◆ **Task description**:
Take the lines of the data below from the very first through the line containing "import numpy as np" and output them exactly, pictures excluded.

** begin Data excerpt **

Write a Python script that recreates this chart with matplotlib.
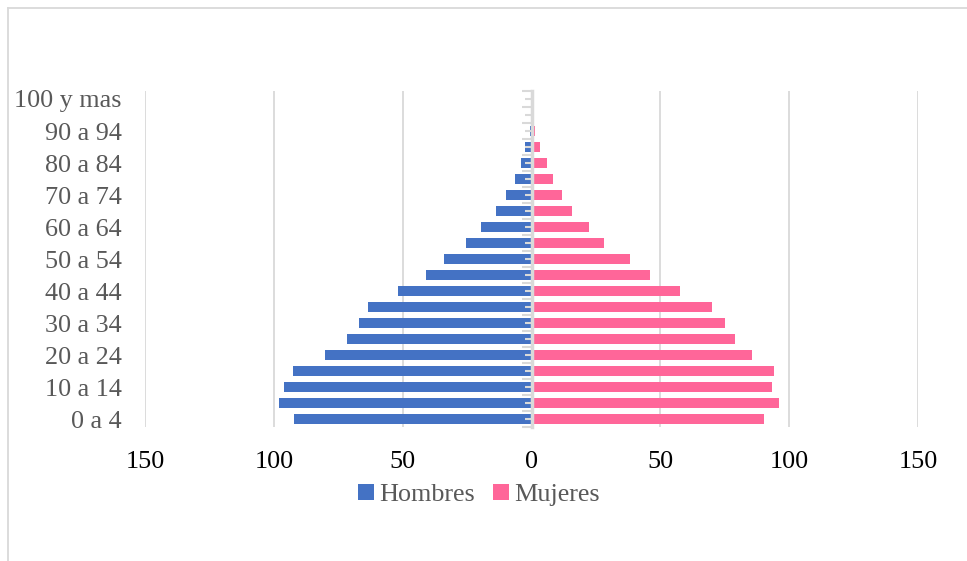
import matplotlib
matplotlib.use("Agg")
import matplotlib.pyplot as plt
from matplotlib.lines import Line2D
from matplotlib.ticker import FuncFormatter, NullFormatter
import numpy as np

ages = ["0 a 4", "5 a 9", "10 a 14", "15 a 19", "20 a 24", "25 a 29",
        "30 a 34", "35 a 39", "40 a 44", "45 a 49", "50 a 54", "55 a 59",
        "60 a 64", "65 a 69", "70 a 74", "75 a 79", "80 a 84", "85 a 89",
        "90 a 94", "95 a 99", "100 y mas"]
hombres = [92.0, 98.1, 96.1, 92.6, 80.0, 71.7, 67.0, 63.4, 51.9, 40.8, 33.8,
           25.5, 19.7, 13.6, 9.9, 6.4, 4.2, 2.4, 0.6, 0.2, 0.0]
mujeres = [90.2, 96.2, 93.4, 94.3, 85.7, 79.1, 75.1, 70.2, 57.6, 46.0, 38.3,
           28.1, 22.2, 15.6, 12.0, 8.2, 5.9, 3.3, 1.4, 0.8, 0.2]
x_ticks = [-150, -100, -50, 0, 50, 100, 150]

plt.rcParams.update({
    "font.family": "Liberation Serif",
    "font.size": 18.8,
})

BLUE = "#4472C4"
PINK = "#FF6699"
GRID = "#D9D9D9"
GREYTXT = "#595959"

fig = plt.figure(figsize=(9.67, 5.61), dpi=100)
ax = fig.add_axes([145 / 967, 134 / 561, 773 / 967, 336 / 561])

y = np.arange(len(ages))
ax.barh(y, -np.array(hombres), height=0.6, color=BLUE, label="Hombres", zorder=2)
ax.barh(y, mujeres, height=0.6, color=PINK, label="Mujeres", zorder=2)

ax.set_xlim(-150, 150)
ax.set_ylim(-0.5, len(ages) - 0.5)
ax.set_xticks(x_ticks)
ax.xaxis.set_major_formatter(FuncFormatter(lambda v, p: f"{abs(v):.0f}"))
ax.tick_params(axis="x", length=0, pad=17, labelsize=18.8, labelcolor="black")
ax.grid(axis="x", color=GRID, linewidth=1.3, zorder=0)
ax.set_axisbelow(True)

# category labels: every other one, as Excel shows them
ax.set_yticks(y[::2])
ax.set_yticklabels(ages[::2])
ax.tick_params(axis="y", length=0, pad=17, labelsize=18.8, labelcolor=GREYTXT)

for s in ax.spines.values():
    s.set_visible(False)

# vertical category axis sitting at zero
sec = ax.secondary_yaxis(0.5)
sec.set_yticks(np.arange(-0.5, len(ages), 1.0))
sec.set_yticks(y, minor=True)
sec.yaxis.set_major_formatter(NullFormatter())
sec.yaxis.set_minor_formatter(NullFormatter())
sec.yaxis.set_ticks_position("left")
sec.tick_params(which="major", direction="out", length=7, width=1.5, color=GRID,
                labelleft=False, labelright=False)
sec.tick_params(which="minor", direction="out", length=5, width=1.5, color=GRID,
                labelleft=False, labelright=False)
for s in sec.spines.values():
    s.set_color(GRID)
    s.set_linewidth(2.5)
sec.set_zorder(3)

leg = fig.legend(loc="center", bbox_to_anchor=(479 / 967, 1 - 495 / 561),
                 ncol=2, frameon=False, fontsize=18.8, handlelength=0.6,
                 handleheight=0.6, handletextpad=0.2, columnspacing=0.7)
for t in leg.get_texts():
    t.set_color(GREYTXT)

# chart-area frame (only top and left edges visible in the reference)
fig.add_artist(Line2D([8 / 967, 1], [1 - 7.5 / 561, 1 - 7.5 / 561],
                      transform=fig.transFigure, color=GRID, linewidth=1.3))
fig.add_artist(Line2D([8 / 967, 8 / 967], [0, 1 - 7.5 / 561],
                      transform=fig.transFigure, color=GRID, linewidth=1.3))

fig.savefig("out.png", dpi=100)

** end Data excerpt **

◆ **Written solution**:
Write a Python script that recreates this chart with matplotlib.
import matplotlib
matplotlib.use("Agg")
import matplotlib.pyplot as plt
from matplotlib.lines import Line2D
from matplotlib.ticker import FuncFormatter, NullFormatter
import numpy as np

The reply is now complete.